Although opportunities for new bioenergy capacity at sawmills in this region appear limited, primarily because of low heat demand and small sawmill size, these results show potential emissions and renewable energy benefits from using logging slash produced by this industry rather than burning it in the forest for disposal. Dedicated biomass power plants like the 27-MW facility in Snowflake, Arizona, and the 11-MW plant in Gypsum, Colorado, are suitable options. Wood pellet production is also an option, although industrial pellets are likely a stronger possibility than residential pellets because of the higher ash content in logging residue when compared with roundwood. Such facilities may benefit from national and state incentives for renewable energy. For example, there are facilities in all three states that are presently qualified biomass conversion facilities under the Biomass Crop Assistance Program, which provides matching payments on approved biomass contracts. Such facilities can also contribute to meeting state Renewable Portfolio Standards, and improve the financial viability of forest restoration and fuel treatments by providing markets for treatment residues.

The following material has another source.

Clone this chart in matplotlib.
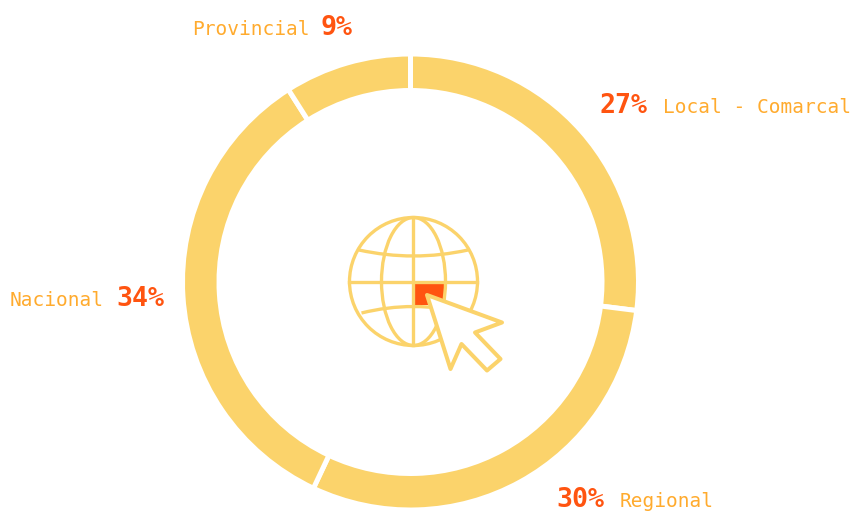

Furthermore, expanding the bioenergy industry in the Southwest will only occur when feedstock markets are secure. The southwestern states in this analysis are heavily forested with many millions of acres in need of restoration, have very low lumber production energy requirements, and need to expand renewable energy production. Consequently, this region is well positioned to restore forested landscapes, expand rural employment and bioenergy production, and significantly contribute to climate change mitigation.